EXERCISE DESCRIPTION: In the entries below, find the line containing "Generate a Python" and the line containing "plt.rcParams['font.family'] = ['Liberation". Copy those two lines and everything between them exactly, without the pictures.

PROVIDED INFORMATION:
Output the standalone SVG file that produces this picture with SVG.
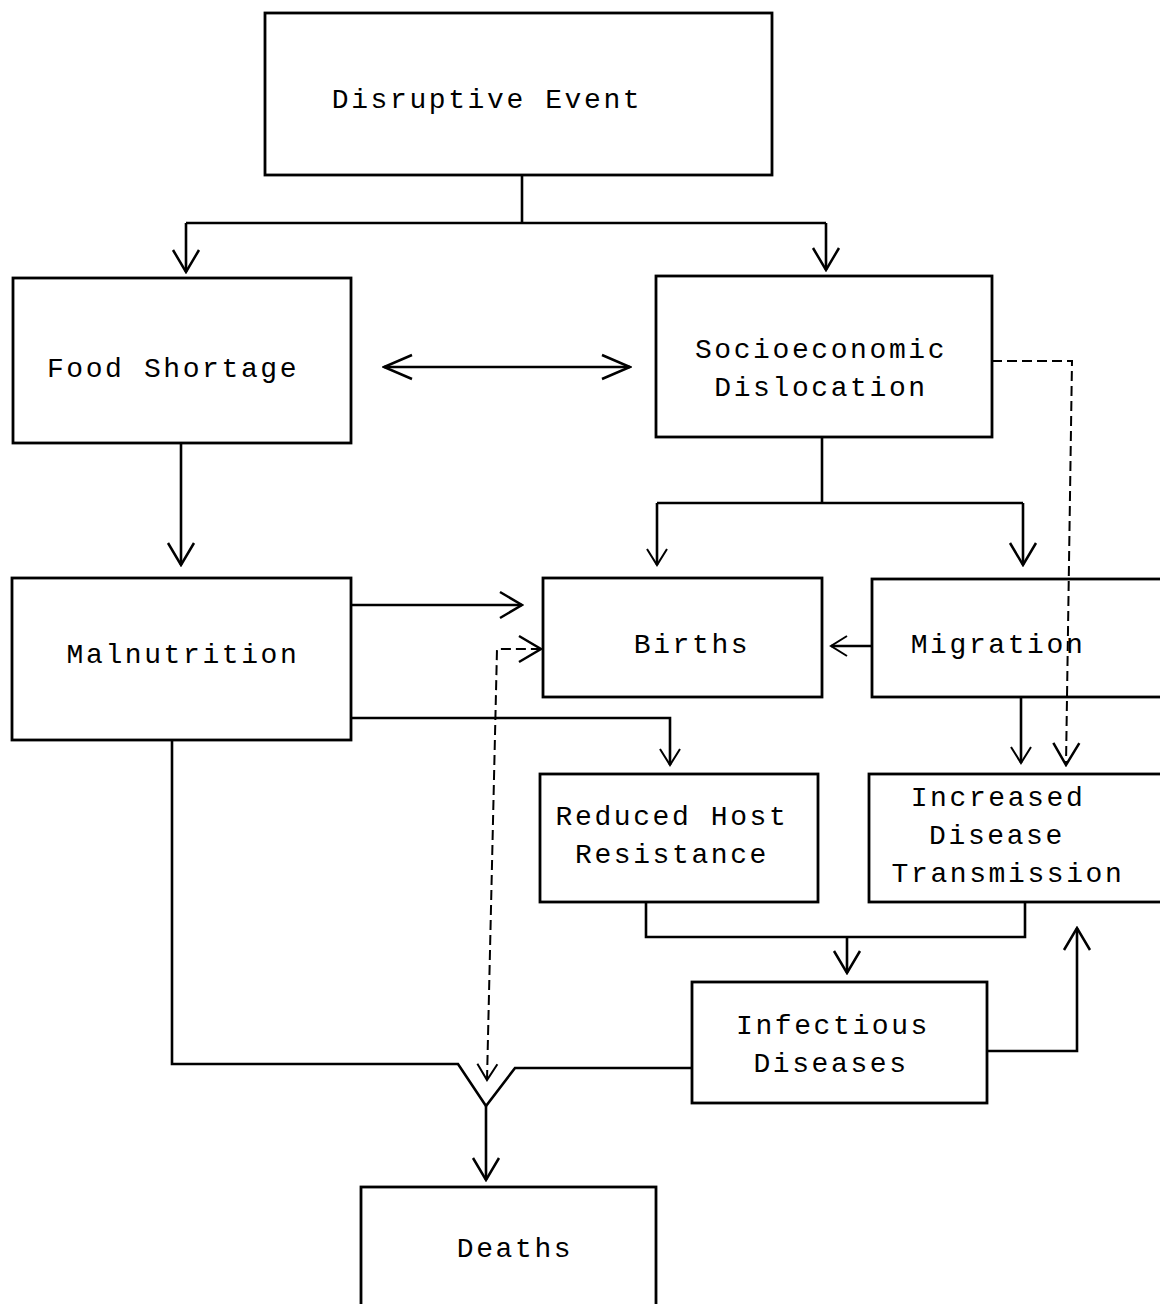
<svg xmlns="http://www.w3.org/2000/svg" width="1160" height="1304" viewBox="0 0 1160 1304">
<defs>
<style>
.box{fill:none;stroke:#000;stroke-width:2.8}
.t{font-family:"Liberation Mono","Courier New",monospace;font-size:28px;letter-spacing:2.6px;fill:#000;text-anchor:middle}
.ln{fill:none;stroke:#000;stroke-width:2.6}
.dash{fill:none;stroke:#000;stroke-width:2;stroke-dasharray:10 5}
</style>
<marker id="arr" viewBox="-2 -16 26 32" refX="22" refY="0" markerWidth="26" markerHeight="32" markerUnits="userSpaceOnUse" orient="auto-start-reverse">
<path d="M0,-13 L22,0 L0,13" fill="none" stroke="#000" stroke-width="2.5"/>
</marker>
<marker id="arrS" viewBox="-2 -12 20 24" refX="16" refY="0" markerWidth="20" markerHeight="24" markerUnits="userSpaceOnUse" orient="auto-start-reverse">
<path d="M0,-10 L16,0 L0,10" fill="none" stroke="#000" stroke-width="2"/>
</marker>
<marker id="arrL" viewBox="-2 -14 32 28" refX="28" refY="0" markerWidth="32" markerHeight="28" markerUnits="userSpaceOnUse" orient="auto-start-reverse">
<path d="M0,-12 L28,0 L0,12" fill="none" stroke="#000" stroke-width="2.5"/>
</marker>
</defs>
<rect width="1160" height="1304" fill="#fff"/>
<g id="connectors">
<path class="ln" d="M522,175 V223"/>
<path class="ln" d="M186,223 H826"/>
<path class="ln" d="M186,223 V272" marker-end="url(#arr)"/>
<path class="ln" d="M826,223 V270" marker-end="url(#arr)"/>
<path class="ln" d="M384,367 H630" marker-start="url(#arrL)" marker-end="url(#arrL)"/>
<path class="ln" d="M181,443 V565" marker-end="url(#arr)"/>
<path class="ln" d="M822,437 V503"/>
<path class="ln" d="M657,503 H1023"/>
<path class="ln" d="M657,503 V565" marker-end="url(#arrS)"/>
<path class="ln" d="M1023,503 V565" marker-end="url(#arr)"/>
<path class="dash" d="M992,361 H1072 L1066,765" marker-end="url(#arr)"/>
<path class="ln" d="M351,605 H522" marker-end="url(#arr)"/>
<path class="ln" d="M351,718 H670 V765" marker-end="url(#arrS)"/>
<path class="ln" d="M872,646 H831" marker-end="url(#arrS)"/>
<path class="ln" d="M1021,697 V763" marker-end="url(#arrS)"/>
<path class="ln" d="M646,902 V937 H1025 V902"/>
<path class="ln" d="M847,937 V973" marker-end="url(#arr)"/>
<path class="ln" d="M987,1051 H1077 V928" marker-end="url(#arr)"/>
<path class="ln" d="M172,740 V1064 H458 L486,1106 L515,1068 H692"/>
<path class="ln" d="M486,1106 V1180" marker-end="url(#arr)"/>
<path class="dash" d="M487,1080 L497,649 H541" marker-start="url(#arrS)" marker-end="url(#arr)"/>
</g>
<g id="disruptive-event">
<rect class="box" x="265" y="13" width="507" height="162"/>
<text class="t" x="487" y="108">Disruptive Event</text>
</g>
<g id="food-shortage">
<rect class="box" x="13" y="278" width="338" height="165"/>
<text class="t" x="173" y="377">Food Shortage</text>
</g>
<g id="socioeconomic-dislocation">
<rect class="box" x="656" y="276" width="336" height="161"/>
<text class="t" x="821" y="358">Socioeconomic</text>
<text class="t" x="821" y="396">Dislocation</text>
</g>
<g id="malnutrition">
<rect class="box" x="12" y="578" width="339" height="162"/>
<text class="t" x="183" y="663">Malnutrition</text>
</g>
<g id="births">
<rect class="box" x="543" y="578" width="279" height="119"/>
<text class="t" x="692" y="653">Births</text>
</g>
<g id="migration">
<rect class="box" x="872" y="579" width="300" height="118"/>
<text class="t" x="998" y="653">Migration</text>
</g>
<g id="reduced-host-resistance">
<rect class="box" x="540" y="774" width="278" height="128"/>
<text class="t" x="672" y="825">Reduced Host</text>
<text class="t" x="672" y="863">Resistance</text>
</g>
<g id="increased-disease-transmission">
<rect class="box" x="869" y="774" width="300" height="128"/>
<text class="t" x="998" y="806">Increased</text>
<text class="t" x="997" y="844">Disease</text>
<text class="t" x="1008" y="882">Transmission</text>
</g>
<g id="infectious-diseases">
<rect class="box" x="692" y="982" width="295" height="121"/>
<text class="t" x="833" y="1034">Infectious</text>
<text class="t" x="831" y="1072">Diseases</text>
</g>
<g id="deaths">
<rect class="box" x="361" y="1187" width="295" height="130"/>
<text class="t" x="515" y="1257">Deaths</text>
</g>
</svg>
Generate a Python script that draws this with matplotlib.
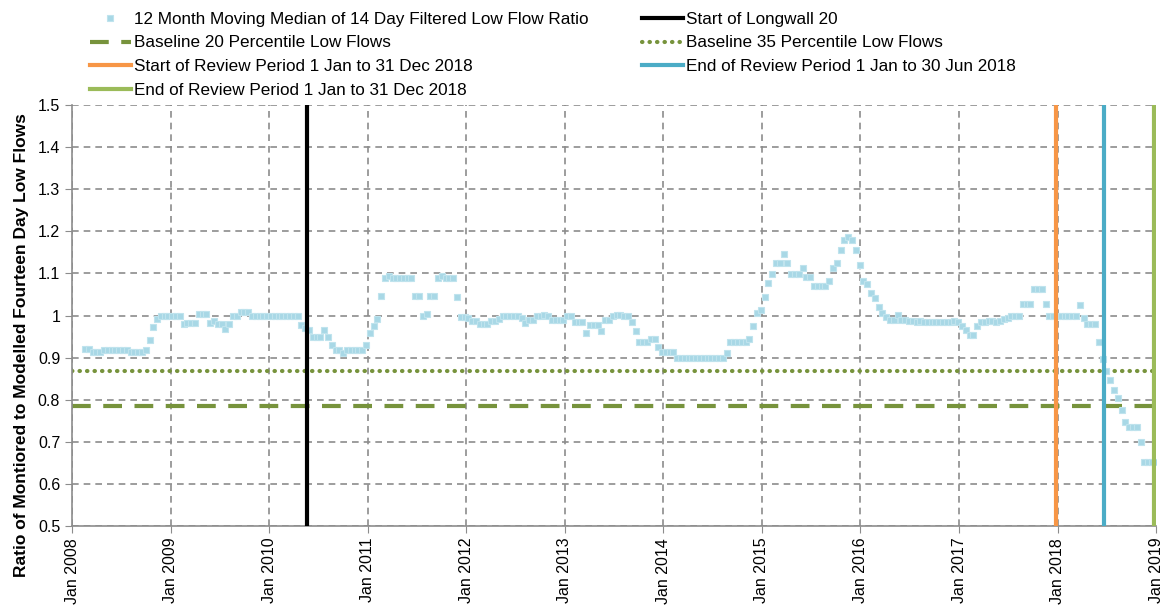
import numpy as np
import pandas as pd
import matplotlib
matplotlib.use('Agg')
import matplotlib.pyplot as plt
import matplotlib.dates as mdates

plt.rcParams['font.family'] = ['Liberation Sans', 'DejaVu Sans']

# 12 month moving median, roughly fortnightly values
ratio_2008 = [0.92, 0.92, 0.914, 0.914, 0.914, 0.918, 0.918, 0.918, 0.918, 0.918,
              0.918, 0.918, 0.914, 0.914, 0.914, 0.914, 0.918, 0.942, 0.973, 0.991,
              1.0, 1.0, 1.0]
ratio_2009 = [1.0, 1.0, 1.0, 0.979, 0.983, 0.983, 0.983, 1.003, 1.003, 1.003,
              0.983, 0.987, 0.979, 0.979, 0.967, 0.979, 0.998, 0.998, 1.009, 1.009,
              1.009, 0.998, 0.998, 0.998, 0.998, 0.998]
ratio_2010 = [1.0, 1.0, 1.0, 1.0, 1.0, 1.0, 1.0, 1.0, 0.978, 0.971,
              0.966, 0.948, 0.948, 0.948, 0.966, 0.948, 0.929, 0.917, 0.917, 0.912,
              0.917, 0.917, 0.917, 0.917, 0.917, 0.930]
ratio_2011 = [0.958, 0.975, 0.992, 1.047, 1.09, 1.093, 1.09, 1.09, 1.09, 1.09,
              1.09, 1.09, 1.047, 1.047, 1.0, 1.003, 1.047, 1.047, 1.09, 1.093,
              1.09, 1.09, 1.09, 1.043, 0.997]
ratio_2012 = [0.996, 0.994, 0.986, 0.986, 0.98, 0.98, 0.98, 0.986, 0.986, 0.992,
              0.998, 1.0, 1.0, 1.0, 1.0, 0.995, 0.983, 0.99, 0.99, 1.0,
              1.0, 1.002, 1.0, 0.989, 0.989, 0.989, 0.989]
ratio_2013 = [1.0, 1.0, 0.984, 0.984, 0.984, 0.959, 0.977, 0.977, 0.977, 0.964,
              0.989, 0.989, 0.998, 1.002, 1.002, 1.0, 0.998, 0.985, 0.964, 0.936,
              0.936, 0.936, 0.943, 0.943, 0.926]
ratio_2014 = [0.914, 0.914, 0.914, 0.914, 0.9, 0.9, 0.9, 0.9, 0.9, 0.9,
              0.9, 0.9, 0.9, 0.9, 0.9, 0.9, 0.9, 0.912, 0.938, 0.938,
              0.938, 0.938, 0.938, 0.944, 0.974, 1.006]
ratio_2015 = [1.012, 1.044, 1.077, 1.098, 1.124, 1.124, 1.146, 1.124, 1.098, 1.098,
              1.098, 1.112, 1.092, 1.092, 1.069, 1.069, 1.069, 1.069, 1.083, 1.112,
              1.125, 1.156, 1.179, 1.187, 1.179, 1.156]
ratio_2016 = [1.121, 1.083, 1.074, 1.053, 1.041, 1.021, 1.006, 0.996, 0.99, 0.99,
              1.002, 0.99, 0.99, 0.986, 0.986, 0.984, 0.987, 0.984, 0.984, 0.984,
              0.984, 0.984, 0.984, 0.984, 0.984, 0.988]
ratio_2017 = [0.984, 0.976, 0.966, 0.954, 0.954, 0.976, 0.984, 0.984, 0.987, 0.987,
              0.984, 0.987, 0.991, 0.995, 0.998, 1.0, 1.0, 1.028, 1.028, 1.028,
              1.063, 1.063, 1.063, 1.028, 1.0, 1.0]
ratio_2018 = [1.0, 1.0, 1.0, 1.0, 1.0, 0.998, 1.024, 0.995, 0.98, 0.98,
              0.98, 0.937, 0.897, 0.868, 0.846, 0.824, 0.803, 0.776, 0.747, 0.735,
              0.735, 0.735, 0.7, 0.653, 0.653, 0.653, 0.653]

ratio = (ratio_2008 + ratio_2009 + ratio_2010 + ratio_2011 + ratio_2012 + ratio_2013
         + ratio_2014 + ratio_2015 + ratio_2016 + ratio_2017 + ratio_2018)
first_date = '2008-02-18'
last_date = '2018-12-31'

baseline_20 = 0.786
baseline_35 = 0.868

longwall_start = '2010-05-20'
review_start = '2017-12-28'
review_end_jun = '2018-06-21'
review_end_dec = '2018-12-25'

x_start = '2008-01-01'
x_end = '2019-01-01'

dates = pd.date_range(first_date, last_date, periods=len(ratio))

fig = plt.figure(figsize=(11.66, 6.07), dpi=100)
ax = fig.add_axes([72 / 1166, 1 - 526 / 607, (1156 - 72) / 1166, (526 - 105) / 607])

grid_kw = dict(color='#8c8c8c', linewidth=1.2, dashes=(4, 3))
ax.grid(True, **grid_kw)
ax.set_axisbelow(True)

series, = ax.plot(dates, ratio, linestyle='none', marker='s', markersize=4.8,
                  markerfacecolor='#a8d8e6', markeredgecolor='#bfe3ed', markeredgewidth=0.8,
                  label='12 Month Moving Median of 14 Day Filtered Low Flow Ratio', zorder=3)

b20 = ax.axhline(baseline_20, color='#77933c', linewidth=3, dashes=(4.5, 3),
                 label='Baseline 20 Percentile Low Flows', zorder=2)
b35 = ax.axhline(baseline_35, color='#77933c', linewidth=3, dashes=(0.1, 1.7),
                 dash_capstyle='round', label='Baseline 35 Percentile Low Flows', zorder=2)

lw = ax.axvline(pd.Timestamp(longwall_start), color='black', linewidth=3,
                label='Start of Longwall 20', zorder=4)
rs = ax.axvline(pd.Timestamp(review_start), color='#f79646', linewidth=3,
                label='Start of Review Period 1 Jan to 31 Dec 2018', zorder=4)
rj = ax.axvline(pd.Timestamp(review_end_jun), color='#4bacc6', linewidth=3,
                label='End of Review Period 1 Jan to 30 Jun 2018', zorder=4)
rd = ax.axvline(pd.Timestamp(review_end_dec), color='#9bbb59', linewidth=3,
                label='End of Review Period 1 Jan to 31 Dec 2018', zorder=4)

ax.set_xlim(pd.Timestamp(x_start), pd.Timestamp(x_end))
ax.set_ylim(0.5, 1.5)
ax.set_yticks(np.arange(0.5, 1.51, 0.1))
ax.set_yticklabels(['%g' % round(v, 1) for v in np.arange(0.5, 1.51, 0.1)], fontsize=11.5)
ax.xaxis.set_major_locator(mdates.YearLocator())
ax.xaxis.set_major_formatter(mdates.DateFormatter('%b %Y'))
plt.setp(ax.get_xticklabels(), rotation=90, fontsize=11.5)
ax.tick_params(axis='both', direction='out', length=5, color='#8c8c8c')

for side in ['top', 'right']:
    ax.spines[side].set_visible(False)
for side in ['left', 'bottom']:
    ax.spines[side].set_color('#8c8c8c')
    ax.spines[side].set_linewidth(1.2)

ax.set_ylabel('Ratio of Montiored to Modelled Fourteen Day Low Flows',
              fontsize=12.5, fontweight='bold')
ax.yaxis.set_label_coords(-0.04, 0.43)

handles = [series, b20, rs, rd, lw, b35, rj]
fig.legend(handles, [h.get_label() for h in handles], ncol=2, loc='upper left',
           bbox_to_anchor=(78 / 1166, 1.0), frameon=False, fontsize=12.3,
           handlelength=2.4, handletextpad=0.2, labelspacing=0.5, columnspacing=3.1,
           borderaxespad=0.3)

fig.savefig('out.png', dpi=100)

EXERCISE OUTPUT:
Generate a Python script that draws this with matplotlib.
import numpy as np
import pandas as pd
import matplotlib
matplotlib.use('Agg')
import matplotlib.pyplot as plt
import matplotlib.dates as mdates

plt.rcParams['font.family'] = ['Liberation Sans', 'DejaVu Sans']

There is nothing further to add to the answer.